Émilie Caspar a mené l'expérience Milgram-2 auprès de 1700 étudiants. La première expérience Milgram a fait l'objet de nombreux articles, documentaires, émissions de télévision, vous la connaissez probablement.
L'expérience de Stanley Milgram est l'une des plus célèbres en psychologie sociale. Plusieurs raisons expliquent cette notoriété, telles que la méthode utilisée, les enjeux éthiques, les résultats pour le moins étonnants ou l'impact sociétal du sujet de recherche.
Les résultats de cette expérience démontrent que les humains sont prêts à obéir à l’autorité, au point d'infliger un préjudice irréversible à une personne dont ils ont fait la connaissance quelques minutes auparavant.

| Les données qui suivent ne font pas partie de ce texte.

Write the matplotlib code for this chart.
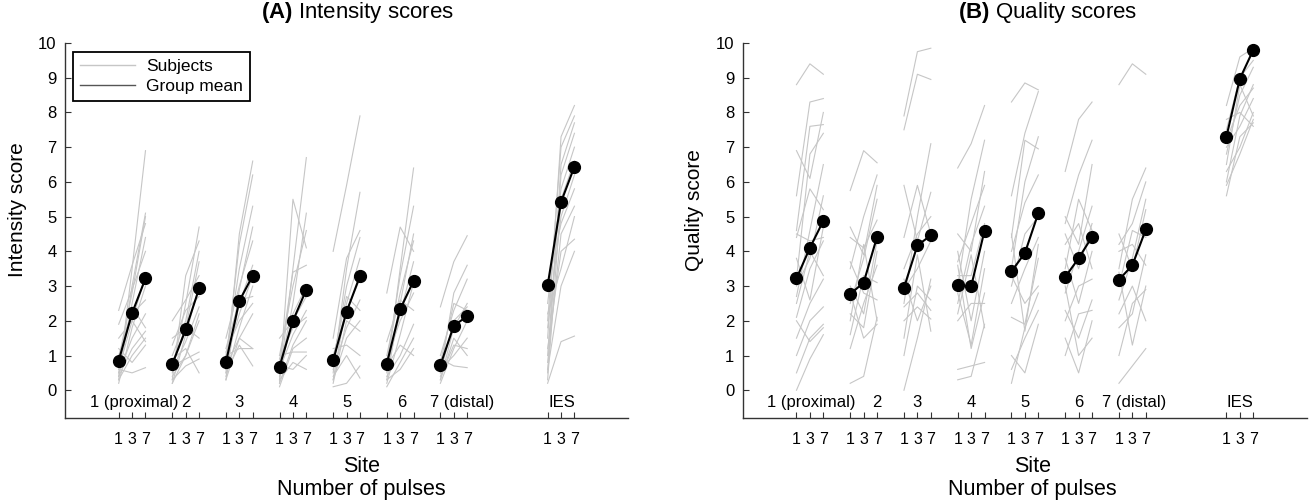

Cette propension à l’obéissance a engendré au cours de l’histoire d’innombrables guerres et un très grand nombre de morts.
Heureusement, certains individus résistent et parviennent à désobéir aux ordres lorsque leur code moral importe plus que les coûts associés au fait de défier les ordres.

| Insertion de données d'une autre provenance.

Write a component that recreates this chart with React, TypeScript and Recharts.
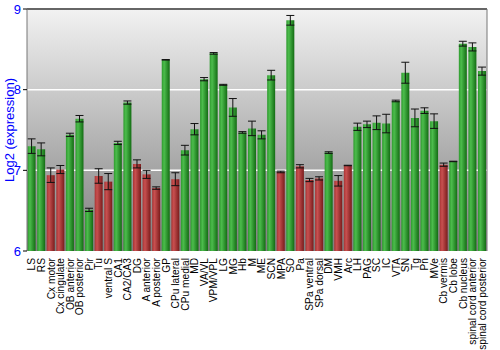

Afin de comprendre les facteurs qui empêchent un individu d’obéir à des ordres jugés immoraux, la recherche sur la désobéissance devrait se concentrer, selon Émilie Casper, sur deux axes principaux :
➡ Premièrement, les facteurs situationnels qui sous-tendent la désobéissance.
➡ Deuxièmement, les différences individuelles qui sous-tendent la désobéissance.
L’originalité des travaux d’Émilie Casper consiste à analyser, par le biais de la neuroimagerie, les fondements cognitifs de la désobéissance à des ordres immoraux.
L’approche consiste pour un individu à administrer des chocs électriques à un autre individu.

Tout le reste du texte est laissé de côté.